Yana Boeva
What is the value of making?, Triennale di Design, Milano, 2016

What is the value of making?, Triennale di Design, Milano, 2016

Digital fabrication technologies (3D printing, laser cutting, CNC milling, electronics) and practices of participation (craft, DIY) have been hailed as a way of reconfiguring our understandings of categories like professional and amateur, work and leisure, and of dissolving the boundaries between them. They stand for a lateral approach that disrupts traditional, normative forms of production, expertise, and consumption. These forms and categories are themselves historical products, though.

My work considered how the emerging practices and technologies of digital fabrication draw on specific and powerful historical discourses about work, production, expertise, and creativity, while, at least in narratives, attempting to reshape the long-standing, modern relationship between amateur makers and design professionals.

I applied a qualitative methodology combining an ethnographic survey with a critical historical analysis of the relationship of design to making from the perspectives of expertise, values, and participation. The empirical study included fabrication laboratories and makerspaces in several countries, all built upon the idea of digital fabrication as open to everyone.

The project intersects the fields of science and technology studies (STS), design research, and the history of technology and design.

Digital Fabrication | Making

How are the technologies for digital fabrication and the spaces, in which these are located, shaping design practice and beyond? At the very least, making and digital fabrication influence design practice through different levels of materialization.

They successfully combine conceptual design to manufacturing of prototypes and smaller batches by “connecting producing things with thinking about things”.

But what other infrastructures (Star & Ruhleder 1996) behind the visible ones frame making as a professional design practice or method, rather than as a social emancipator? 

Expertise | Skill

What are the effects of making on understandings of expertise? 

Making promotes the idea that everybody can participate without being an expert and thereby become one. Expertise by making is validated within the situatedness and context of maker communities. Design practice, however, relies on expertise legitimized by education or by professional institutions. 

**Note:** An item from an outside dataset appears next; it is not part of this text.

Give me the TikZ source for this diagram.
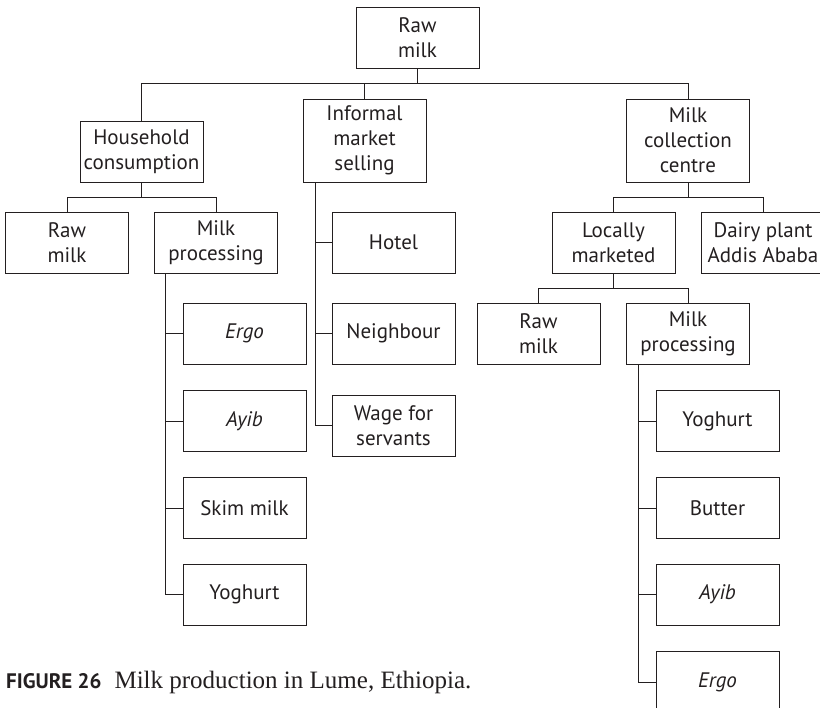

Foregoing research on making has already critically examined how less technically skilled novices access makerspaces and fab labs, how participation is encouraged, and how knowledge is shared. However, there has been little research on the specific topic of design expertise involved in order to fabricate objects and the skills that can be translated in these processes.

I analyze some of the following aspects and issues: Which type of expertise counts as such? How can other than technical and design skills operate in practice in a meaningful way? What moral, organizational and physical structures and procedures are required to acknowledge expertise by making?

Customization Means Relationship


Bauhaus School Building Dessau, 2017

What historical moments produce design as a professional practice?

In particular, I draw an analytical comparison to the Bauhaus proposition of uniting handwork and artistic practice. The Bauhaus school called for compulsory training in artisanal workshops and confronted specialization, while industrial design work already commenced a break from handwork.

However, material participatory practice lost value until the effects of digitalization and downsizing manufacturing technologies evoked a post-modern Bauhaus idea. 

How can a contemporary phenomenon of digital fabrication / making be situated along that?